Cytherea loves a young architect, Edward Springrove, but Miss Aldclyffe's machinations, the discovery that Edward is already engaged to a woman whom he does not love, and the urgent need to support a sick brother drive Cytherea to accept the hand of Aeneas Manston, Miss Aldclyffe's illegitimate son, whose first wife is believed to have perished in a fire; however, their marriage is almost immediately nullified when it emerges that his first wife had left the inn before it caught fire. Manston's wife, apparently, returns to live with him, but Cytherea, her brother, the local rector, and Edward come to suspect that the woman claiming to be Mrs. Manston is an impostor.

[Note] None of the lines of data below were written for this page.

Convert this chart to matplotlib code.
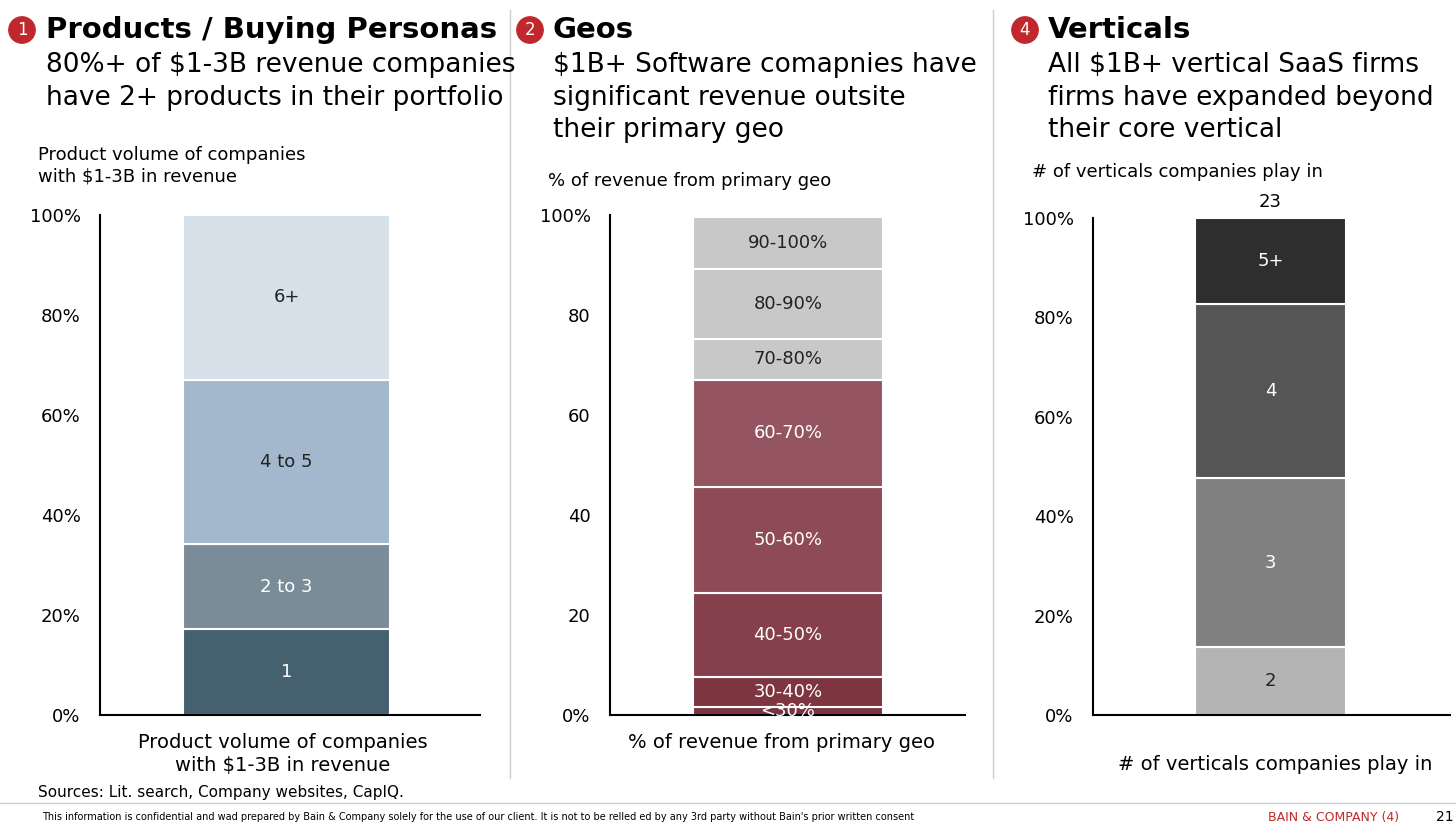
import matplotlib.pyplot as plt
from matplotlib.patches import Circle

W, H = 1456, 825

# panel 1
p1_labels = ['1', '2 to 3', '4 to 5', '6+']
p1_vals = [17.2, 17.0, 32.8, 33.0]
p1_cols = ['#45606f', '#7b8c99', '#a3b8cc', '#d5e0e8']
p1_txt = ['white', 'white', '#222222', '#222222']
p1_ticks = ['0%', '20%', '40%', '60%', '80%', '100%']

# panel 2
p2_labels = ['<30%', '30-40%', '40-50%', '50-60%', '60-70%', '70-80%', '80-90%', '90-100%']
p2_vals = [1.6, 6.0, 16.8, 21.2, 21.4, 8.2, 14.0, 10.4]
p2_cols = ['#7a3340', '#7d3640', '#85404c', '#8e4a55', '#955560', '#c8c8c8', '#c8c8c8', '#c8c8c8']
p2_txt = ['white'] * 5 + ['#222222'] * 3
p2_ticks = ['0%', '20', '40', '60', '80', '100%']

# panel 3
p3_labels = ['2', '3', '4', '5+']
p3_vals = [13.6, 34.0, 35.0, 17.4]
p3_cols = ['#b4b4b4', '#808080', '#555555', '#2e2e2e']
p3_txt = ['#222222', 'white', 'white', 'white']
p3_ticks = ['0%', '20%', '40%', '60%', '80%', '100%']

fig = plt.figure(figsize=(W / 100, H / 100), dpi=100)
fig.patch.set_facecolor('white')


def px_axes(x0, x1, y0, y1):
    return fig.add_axes([x0 / W, 1 - y1 / H, (x1 - x0) / W, (y1 - y0) / H])


def stack(ax, vals, cols, labels, txtc, ticks, bx, bw):
    bottom = 0
    for v, c, l, tc in zip(vals, cols, labels, txtc):
        ax.bar(bx, v, bw, bottom=bottom, color=c, edgecolor='white', linewidth=1.5, align='edge')
        ax.text(bx + bw / 2, bottom + v / 2, l, ha='center', va='center', color=tc, fontsize=13)
        bottom += v
    ax.set_ylim(0, 100)
    ax.set_xlim(0, 1)
    ax.set_yticks([0, 20, 40, 60, 80, 100])
    ax.set_yticklabels(ticks, fontsize=13)
    ax.tick_params(axis='y', length=0, pad=14)
    ax.set_xticks([])
    for s in ['top', 'right']:
        ax.spines[s].set_visible(False)
    ax.spines['left'].set_linewidth(1.5)
    ax.spines['bottom'].set_linewidth(1.5)


ax1 = px_axes(100, 480, 215, 715)
stack(ax1, p1_vals, p1_cols, p1_labels, p1_txt, p1_ticks, 83 / 380, 207 / 380)
ax2 = px_axes(610, 965, 215, 715)
stack(ax2, p2_vals, p2_cols, p2_labels, p2_txt, p2_ticks, 83 / 355, 190 / 355)
ax3 = px_axes(1093, 1450, 218, 715)
stack(ax3, p3_vals, p3_cols, p3_labels, p3_txt, p3_ticks, 102 / 357, 151 / 357)
ax3.text((102 + 75) / 357, 101.5, '23', ha='center', va='bottom', fontsize=13)


def T(x, y, s, **kw):
    fig.text(x / W, 1 - y / H, s, **kw)


def badge(x, y, n):
    c = Circle((x / W, 1 - y / H), 13 / W, transform=fig.transFigure, color='#c0282d',
               ellipse=True) if False else None
    fig.text(x / W, 1 - y / H, n, ha='center', va='center', color='white', fontsize=12,
             bbox=dict(boxstyle='circle,pad=0.25', fc='#c0282d', ec='#c0282d'))


badge(22, 30, '1')
T(46, 30, 'Products / Buying Personas', fontsize=21, fontweight='bold', va='center')
T(46, 65, '80%+ of $1-3B revenue companies', fontsize=19, va='center')
T(46, 98, 'have 2+ products in their portfolio', fontsize=19, va='center')
T(38, 155, 'Product volume of companies', fontsize=13, va='center')
T(38, 177, 'with $1-3B in revenue', fontsize=13, va='center')
T(283, 742, 'Product volume of companies', fontsize=14, va='center', ha='center')
T(283, 766, 'with $1-3B in revenue', fontsize=14, va='center', ha='center')

badge(530, 30, '2')
T(553, 30, 'Geos', fontsize=21, fontweight='bold', va='center')
T(553, 65, '$1B+ Software comapnies have', fontsize=19, va='center')
T(553, 98, 'significant revenue outsite', fontsize=19, va='center')
T(553, 130, 'their primary geo', fontsize=19, va='center')
T(548, 181, '% of revenue from primary geo', fontsize=13, va='center')
T(782, 743, '% of revenue from primary geo', fontsize=14, va='center', ha='center')

badge(1025, 30, '4')
T(1048, 30, 'Verticals', fontsize=21, fontweight='bold', va='center')
T(1048, 65, 'All $1B+ vertical SaaS firms', fontsize=19, va='center')
T(1048, 98, 'firms have expanded beyond', fontsize=19, va='center')
T(1048, 130, 'their core vertical', fontsize=19, va='center')
T(1032, 172, '# of verticals companies play in', fontsize=13, va='center')
T(1275, 765, '# of verticals companies play in', fontsize=14, va='center', ha='center')

# separators
for x in [510, 993]:
    fig.add_artist(plt.Line2D([x / W, x / W], [1 - 10 / H, 1 - 778 / H], color='#cccccc', lw=1))
fig.add_artist(plt.Line2D([0, 1], [1 - 803 / H, 1 - 803 / H], color='#cccccc', lw=1))

T(38, 792, 'Sources: Lit. search, Company websites, CapIQ.', fontsize=11, va='center')
T(42, 817, "This information is confidential and wad prepared by Bain & Company solely for the use of our client. "
    "It is not to be relled ed by any 3rd party without Bain's prior written consent", fontsize=7, va='center')
T(1268, 817, 'BAIN & COMPANY (4)', fontsize=9, va='center', color='#c0282d')
T(1436, 817, '21', fontsize=10, va='center')

fig.savefig('out.png', dpi=100)
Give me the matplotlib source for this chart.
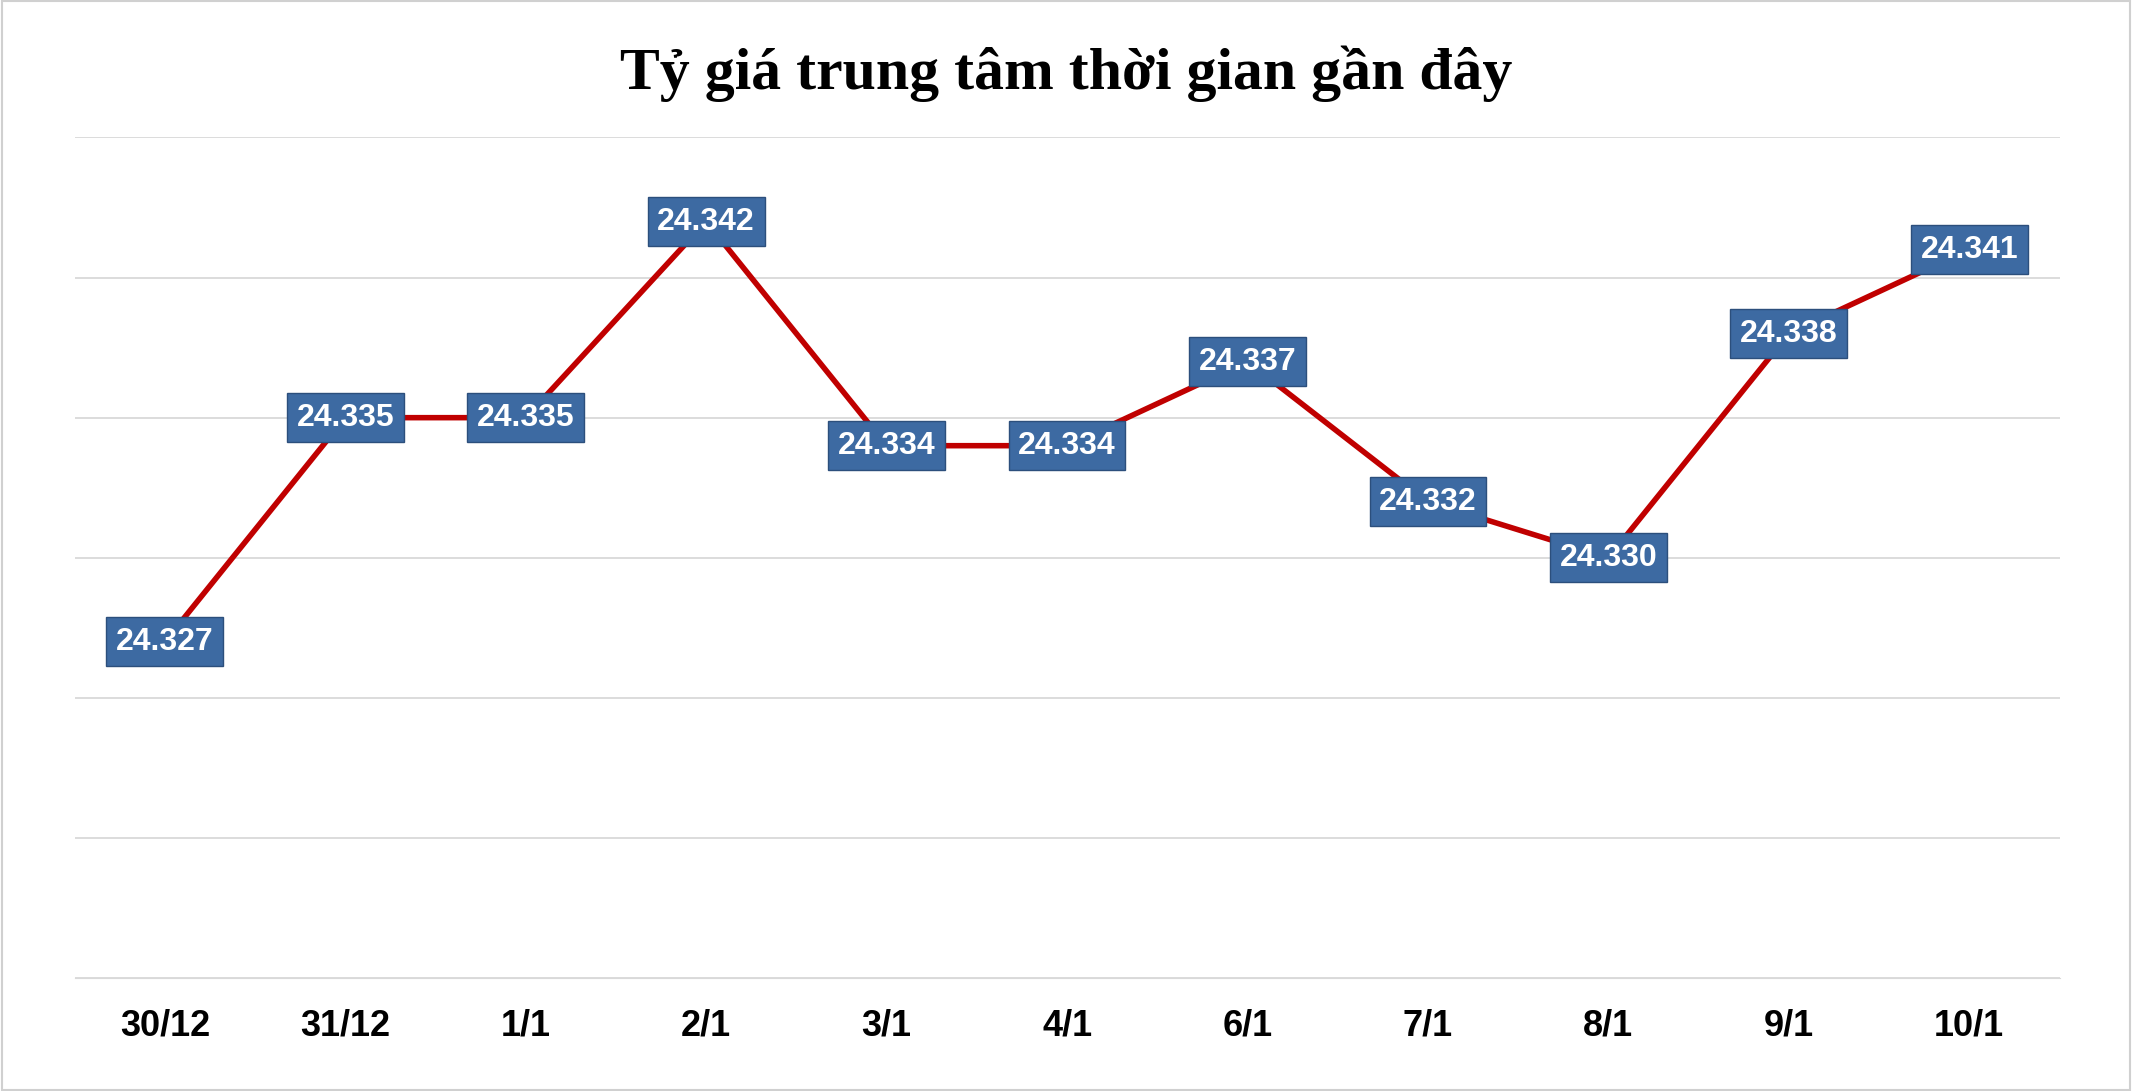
import matplotlib
matplotlib.use("Agg")
import matplotlib.pyplot as plt
from matplotlib.patches import Rectangle

categories = ["30/12", "31/12", "1/1", "2/1", "3/1", "4/1", "6/1", "7/1", "8/1", "9/1", "10/1"]
values = [24.327, 24.335, 24.335, 24.342, 24.334, 24.334, 24.337, 24.332, 24.330, 24.338, 24.341]
labels = ["24.327", "24.335", "24.335", "24.342", "24.334", "24.334", "24.337", "24.332", "24.330", "24.338", "24.341"]

fig = plt.figure(figsize=(21.32, 10.91), dpi=100)
fig.patches.append(Rectangle((0.001, 0.001), 0.998, 0.998, transform=fig.transFigure,
                             fill=False, edgecolor="#d0d0d0", linewidth=1.5))
ax = fig.add_axes([0.035, 0.1035, 0.931, 0.7705])
x = list(range(len(categories)))
ax.plot(x, values, color="#c00000", linewidth=4, zorder=2)
ax.set_xlim(-0.5, len(categories) - 0.5)
ax.set_ylim(24.315, 24.345)
ax.set_yticks([24.315 + 0.005 * i for i in range(7)])
ax.yaxis.grid(True, color="#d9d9d9", linewidth=1.3)
ax.set_yticklabels([])
ax.tick_params(axis="y", length=0)
ax.tick_params(axis="x", length=0, pad=22)
ax.set_xticks(x)
ax.set_xticklabels(categories, fontsize=26, fontweight="bold", family="Liberation Sans")
for s in ["top", "right", "left"]:
    ax.spines[s].set_visible(False)
ax.spines["bottom"].set_color("#d9d9d9")
ax.set_axisbelow(True)
for xi, v, l in zip(x, values, labels):
    ax.text(xi, v, l, ha="center", va="center", fontsize=23, fontweight="bold",
            family="Liberation Sans", color="white", zorder=3,
            bbox=dict(boxstyle="square,pad=0.3", facecolor="#3d6aa2", edgecolor="#2c4f7c", linewidth=1))
fig.text(0.5, 0.932, "Tỷ giá trung tâm thời gian gần đây", ha="center", va="center",
         fontsize=43, fontweight="bold", family="Liberation Serif")
fig.savefig("out.png", dpi=100)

It emerges that Manston killed his wife in an argument after she left the inn, and had brought in the impostor to prevent his being prosecuted for murder, as the argument had been heard (but not seen) by a poacher, who suspected Manston of murder and had planned to go to the police if his wife did not turn up alive. In the novel's climax, Manston attempts to kidnap Cytherea and flee, but is stopped by Edward; he later commits suicide in his cell, and Cytherea and Edward marry.

== Publishing history==
After Hardy had trouble publishing his first novel, he was told to "attempt a novel with a purely artistic purpose, giving it a more "complicated" plot than was attempted with his first, unpublished novel." The publication of Desperate Remedies was Hardy's breakthrough, and the first of a long string of novels that propelled him to the forefront of Victorian letters.

== Criticism==
Some critics cite "quasi-gothic" elements in Desperate Remedies. It was positively reviewed in the Athenaeum and Morning Post. However, the review in The Spectator excoriated Hardy and his work, calling the book "a desperate remedy for an emaciated purse" and that the unknown author had "prostituted his powers to the purposes of idle prying into the way of wickedness." Hardy wrote of the review: "alas...The Spectator brought down its heaviest leaded pastoral staff on the prematurely happy volumes...the bitterness of that moment was never forgotten, at that moment I wished I was dead."